--- start ---

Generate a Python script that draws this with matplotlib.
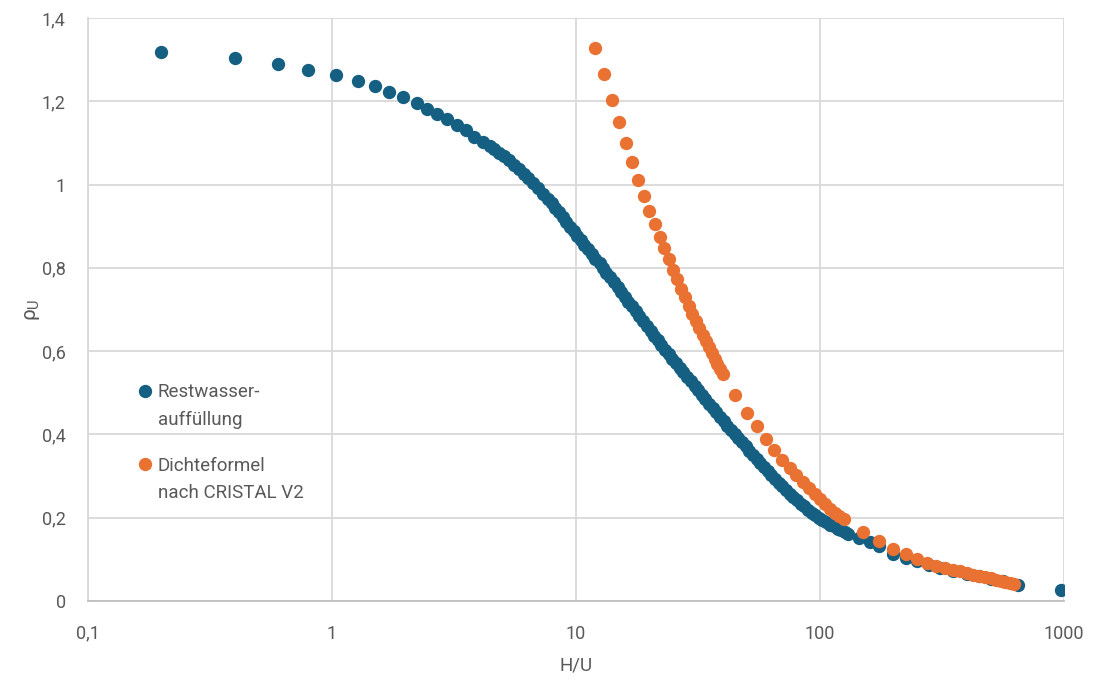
import matplotlib
matplotlib.use("Agg")
import matplotlib.pyplot as plt
from matplotlib.ticker import FuncFormatter, FixedLocator, NullLocator

# Restwasserauffuellung (blue)
x_rest = [0.2, 0.4, 0.6, 0.8, 1.04, 1.28, 1.5, 1.72, 1.95, 2.22, 2.46, 2.70, 2.97, 3.25,
          3.53, 3.82, 4.14, 4.42, 4.62, 4.84, 5.07, 5.31, 5.56, 5.82, 6.10, 6.38, 6.68,
          7.00, 7.33, 7.67, 7.94, 8.22, 8.51, 8.81, 9.12, 9.44, 9.77, 10.1, 10.5, 10.8,
          11.2, 11.6, 12.0, 12.5, 12.9, 13.3, 13.8, 14.3, 14.8, 15.3, 15.9, 16.4, 17.0,
          17.6, 18.2, 18.8, 19.5, 20.2, 20.9, 21.6, 22.4, 23.2, 24.0, 24.8, 25.7, 26.6,
          27.5, 28.5, 29.5, 30.6, 31.6, 32.7, 33.9, 35.1, 36.3, 37.6, 38.9, 40.3, 41.7,
          43.2, 44.7, 46.2, 47.9, 49.6, 51.3, 53.1, 55.0, 56.9, 58.9, 61.0, 63.1, 65.3,
          67.6, 70.0, 72.4, 75.0, 77.6, 80.4, 83.2, 86.1, 89.1, 92.3, 95.5, 98.9, 102,
          106, 110, 114, 118, 122, 126, 130, 145, 160, 175, 200, 225, 250, 280, 310, 350,
          400, 450, 500, 560, 650, 970]
y_rest = [1.318, 1.304, 1.290, 1.275, 1.263, 1.248, 1.237, 1.222, 1.210, 1.195, 1.182,
          1.170, 1.157, 1.143, 1.130, 1.115, 1.103, 1.093, 1.085, 1.076, 1.068, 1.058,
          1.048, 1.037, 1.026, 1.015, 1.003, 0.991, 0.978, 0.965, 0.955, 0.944, 0.933,
          0.922, 0.910, 0.899, 0.888, 0.876, 0.866, 0.855, 0.844, 0.833, 0.822, 0.811,
          0.799, 0.788, 0.777, 0.765, 0.754, 0.742, 0.731, 0.719, 0.708, 0.696, 0.684,
          0.673, 0.661, 0.649, 0.637, 0.626, 0.614, 0.603, 0.592, 0.582, 0.571, 0.560,
          0.549, 0.538, 0.528, 0.517, 0.506, 0.495, 0.484, 0.474, 0.463, 0.453, 0.442,
          0.432, 0.421, 0.411, 0.401, 0.391, 0.381, 0.371, 0.361, 0.351, 0.341, 0.331,
          0.321, 0.312, 0.302, 0.293, 0.284, 0.275, 0.266, 0.258, 0.250, 0.242, 0.234,
          0.227, 0.219, 0.212, 0.206, 0.199, 0.194, 0.189, 0.183, 0.179, 0.174, 0.170,
          0.166, 0.162, 0.151, 0.141, 0.132, 0.114, 0.104, 0.095, 0.086, 0.079, 0.072,
          0.065, 0.059, 0.053, 0.047, 0.039, 0.026]

# Dichteformel nach CRISTAL V2 (orange)
x_cristal = [12, 13, 14, 15, 16, 17, 18, 19, 20, 21, 22, 23, 24, 25, 26, 27, 28, 29, 30,
             31, 32, 33, 34, 35, 36, 37, 38, 39, 40, 45, 50, 55, 60, 65, 70, 75, 80, 85,
             90, 95, 100, 105, 110, 115, 120, 125, 150, 175, 200, 225, 250, 275, 300, 325,
             350, 375, 400, 425, 450, 475, 500, 525, 550, 575, 600, 625]
y_cristal = [1.329, 1.265, 1.203, 1.151, 1.099, 1.055, 1.011, 0.973, 0.937, 0.905, 0.875,
             0.847, 0.821, 0.795, 0.772, 0.750, 0.729, 0.709, 0.690, 0.672, 0.655, 0.639,
             0.624, 0.609, 0.595, 0.582, 0.569, 0.557, 0.545, 0.495, 0.452, 0.420, 0.390,
             0.363, 0.339, 0.320, 0.302, 0.286, 0.271, 0.257, 0.244, 0.232, 0.221, 0.211,
             0.203, 0.197, 0.165, 0.143, 0.126, 0.112, 0.101, 0.092, 0.085, 0.080, 0.075,
             0.071, 0.067, 0.063, 0.060, 0.057, 0.054, 0.051, 0.048, 0.045, 0.043, 0.040]

x_ticks = [0.1, 1, 10, 100, 1000]
y_ticks = [0, 0.2, 0.4, 0.6, 0.8, 1.0, 1.2, 1.4]

plt.rcParams['font.family'] = ['Roboto', 'DejaVu Sans']
plt.rcParams['mathtext.fontset'] = 'custom'
plt.rcParams['mathtext.rm'] = 'Roboto'
plt.rcParams['mathtext.it'] = 'Roboto'
text_col = '#595959'
grid_col = '#d9d9d9'

fig = plt.figure(figsize=(10.95, 6.8), dpi=100)
ax = fig.add_axes([0.0804, 0.1162, 0.8913, 0.8574])

ax.scatter(x_rest, y_rest, s=92, color='#156082', linewidths=0, label='Restwasser-\nauffüllung', zorder=3)
ax.scatter(x_cristal, y_cristal, s=92, color='#E97132', linewidths=0, label='Dichteformel\nnach CRISTAL V2', zorder=4)

ax.set_xscale('log')
ax.set_xlim(0.1, 1000)
ax.set_ylim(0, 1.4)
ax.xaxis.set_major_locator(FixedLocator(x_ticks))
ax.xaxis.set_minor_locator(NullLocator())
ax.yaxis.set_major_locator(FixedLocator(y_ticks))

def comma(v, pos):
    s = ('%g' % v)
    return s.replace('.', ',')

ax.xaxis.set_major_formatter(FuncFormatter(comma))
ax.yaxis.set_major_formatter(FuncFormatter(comma))

ax.grid(True, color=grid_col, linewidth=1.3)
ax.set_axisbelow(True)
for side in ['top', 'right']:
    ax.spines[side].set_visible(False)
ax.spines['left'].set_color(grid_col)
ax.spines['left'].set_linewidth(1.3)
ax.spines['bottom'].set_color('#bfbfbf')
ax.spines['bottom'].set_linewidth(1.3)
ax.tick_params(length=0, labelsize=13, labelcolor=text_col)
ax.tick_params(axis='x', pad=17)
ax.tick_params(axis='y', pad=16)

ax.set_xlabel('H/U', fontsize=13.5, color=text_col, labelpad=10)
ax.set_ylabel(r'$\rho_\mathrm{U}$', fontsize=15, color=text_col, labelpad=0)

leg = ax.legend(loc='upper left', bbox_to_anchor=(0.039, 0.386), frameon=False,
                fontsize=13.5, handletextpad=0.1, labelspacing=1.5, labelcolor=text_col,
                handlelength=1.2, borderaxespad=0, scatteryoffsets=[1.7])
for t in leg.get_texts():
    t.set_linespacing(1.65)

fig.savefig('out.png', dpi=100)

--- end ---

CHALLENGE: Without the pictures, output the full listing exactly as it stands.

ANSWER TO THIS EXERCISE:
Generate a Python script that draws this with matplotlib.
import matplotlib
matplotlib.use("Agg")
import matplotlib.pyplot as plt
from matplotlib.ticker import FuncFormatter, FixedLocator, NullLocator

# Restwasserauffuellung (blue)
x_rest = [0.2, 0.4, 0.6, 0.8, 1.04, 1.28, 1.5, 1.72, 1.95, 2.22, 2.46, 2.70, 2.97, 3.25,
          3.53, 3.82, 4.14, 4.42, 4.62, 4.84, 5.07, 5.31, 5.56, 5.82, 6.10, 6.38, 6.68,
          7.00, 7.33, 7.67, 7.94, 8.22, 8.51, 8.81, 9.12, 9.44, 9.77, 10.1, 10.5, 10.8,
          11.2, 11.6, 12.0, 12.5, 12.9, 13.3, 13.8, 14.3, 14.8, 15.3, 15.9, 16.4, 17.0,
          17.6, 18.2, 18.8, 19.5, 20.2, 20.9, 21.6, 22.4, 23.2, 24.0, 24.8, 25.7, 26.6,
          27.5, 28.5, 29.5, 30.6, 31.6, 32.7, 33.9, 35.1, 36.3, 37.6, 38.9, 40.3, 41.7,
          43.2, 44.7, 46.2, 47.9, 49.6, 51.3, 53.1, 55.0, 56.9, 58.9, 61.0, 63.1, 65.3,
          67.6, 70.0, 72.4, 75.0, 77.6, 80.4, 83.2, 86.1, 89.1, 92.3, 95.5, 98.9, 102,
          106, 110, 114, 118, 122, 126, 130, 145, 160, 175, 200, 225, 250, 280, 310, 350,
          400, 450, 500, 560, 650, 970]
y_rest = [1.318, 1.304, 1.290, 1.275, 1.263, 1.248, 1.237, 1.222, 1.210, 1.195, 1.182,
          1.170, 1.157, 1.143, 1.130, 1.115, 1.103, 1.093, 1.085, 1.076, 1.068, 1.058,
          1.048, 1.037, 1.026, 1.015, 1.003, 0.991, 0.978, 0.965, 0.955, 0.944, 0.933,
          0.922, 0.910, 0.899, 0.888, 0.876, 0.866, 0.855, 0.844, 0.833, 0.822, 0.811,
          0.799, 0.788, 0.777, 0.765, 0.754, 0.742, 0.731, 0.719, 0.708, 0.696, 0.684,
          0.673, 0.661, 0.649, 0.637, 0.626, 0.614, 0.603, 0.592, 0.582, 0.571, 0.560,
          0.549, 0.538, 0.528, 0.517, 0.506, 0.495, 0.484, 0.474, 0.463, 0.453, 0.442,
          0.432, 0.421, 0.411, 0.401, 0.391, 0.381, 0.371, 0.361, 0.351, 0.341, 0.331,
          0.321, 0.312, 0.302, 0.293, 0.284, 0.275, 0.266, 0.258, 0.250, 0.242, 0.234,
          0.227, 0.219, 0.212, 0.206, 0.199, 0.194, 0.189, 0.183, 0.179, 0.174, 0.170,
          0.166, 0.162, 0.151, 0.141, 0.132, 0.114, 0.104, 0.095, 0.086, 0.079, 0.072,
          0.065, 0.059, 0.053, 0.047, 0.039, 0.026]

# Dichteformel nach CRISTAL V2 (orange)
x_cristal = [12, 13, 14, 15, 16, 17, 18, 19, 20, 21, 22, 23, 24, 25, 26, 27, 28, 29, 30,
             31, 32, 33, 34, 35, 36, 37, 38, 39, 40, 45, 50, 55, 60, 65, 70, 75, 80, 85,
             90, 95, 100, 105, 110, 115, 120, 125, 150, 175, 200, 225, 250, 275, 300, 325,
             350, 375, 400, 425, 450, 475, 500, 525, 550, 575, 600, 625]
y_cristal = [1.329, 1.265, 1.203, 1.151, 1.099, 1.055, 1.011, 0.973, 0.937, 0.905, 0.875,
             0.847, 0.821, 0.795, 0.772, 0.750, 0.729, 0.709, 0.690, 0.672, 0.655, 0.639,
             0.624, 0.609, 0.595, 0.582, 0.569, 0.557, 0.545, 0.495, 0.452, 0.420, 0.390,
             0.363, 0.339, 0.320, 0.302, 0.286, 0.271, 0.257, 0.244, 0.232, 0.221, 0.211,
             0.203, 0.197, 0.165, 0.143, 0.126, 0.112, 0.101, 0.092, 0.085, 0.080, 0.075,
             0.071, 0.067, 0.063, 0.060, 0.057, 0.054, 0.051, 0.048, 0.045, 0.043, 0.040]

x_ticks = [0.1, 1, 10, 100, 1000]
y_ticks = [0, 0.2, 0.4, 0.6, 0.8, 1.0, 1.2, 1.4]

plt.rcParams['font.family'] = ['Roboto', 'DejaVu Sans']
plt.rcParams['mathtext.fontset'] = 'custom'
plt.rcParams['mathtext.rm'] = 'Roboto'
plt.rcParams['mathtext.it'] = 'Roboto'
text_col = '#595959'
grid_col = '#d9d9d9'

fig = plt.figure(figsize=(10.95, 6.8), dpi=100)
ax = fig.add_axes([0.0804, 0.1162, 0.8913, 0.8574])

ax.scatter(x_rest, y_rest, s=92, color='#156082', linewidths=0, label='Restwasser-\nauffüllung', zorder=3)
ax.scatter(x_cristal, y_cristal, s=92, color='#E97132', linewidths=0, label='Dichteformel\nnach CRISTAL V2', zorder=4)

ax.set_xscale('log')
ax.set_xlim(0.1, 1000)
ax.set_ylim(0, 1.4)
ax.xaxis.set_major_locator(FixedLocator(x_ticks))
ax.xaxis.set_minor_locator(NullLocator())
ax.yaxis.set_major_locator(FixedLocator(y_ticks))

def comma(v, pos):
    s = ('%g' % v)
    return s.replace('.', ',')

ax.xaxis.set_major_formatter(FuncFormatter(comma))
ax.yaxis.set_major_formatter(FuncFormatter(comma))

ax.grid(True, color=grid_col, linewidth=1.3)
ax.set_axisbelow(True)
for side in ['top', 'right']:
    ax.spines[side].set_visible(False)
ax.spines['left'].set_color(grid_col)
ax.spines['left'].set_linewidth(1.3)
ax.spines['bottom'].set_color('#bfbfbf')
ax.spines['bottom'].set_linewidth(1.3)
ax.tick_params(length=0, labelsize=13, labelcolor=text_col)
ax.tick_params(axis='x', pad=17)
ax.tick_params(axis='y', pad=16)

ax.set_xlabel('H/U', fontsize=13.5, color=text_col, labelpad=10)
ax.set_ylabel(r'$\rho_\mathrm{U}$', fontsize=15, color=text_col, labelpad=0)

leg = ax.legend(loc='upper left', bbox_to_anchor=(0.039, 0.386), frameon=False,
                fontsize=13.5, handletextpad=0.1, labelspacing=1.5, labelcolor=text_col,
                handlelength=1.2, borderaxespad=0, scatteryoffsets=[1.7])
for t in leg.get_texts():
    t.set_linespacing(1.65)

fig.savefig('out.png', dpi=100)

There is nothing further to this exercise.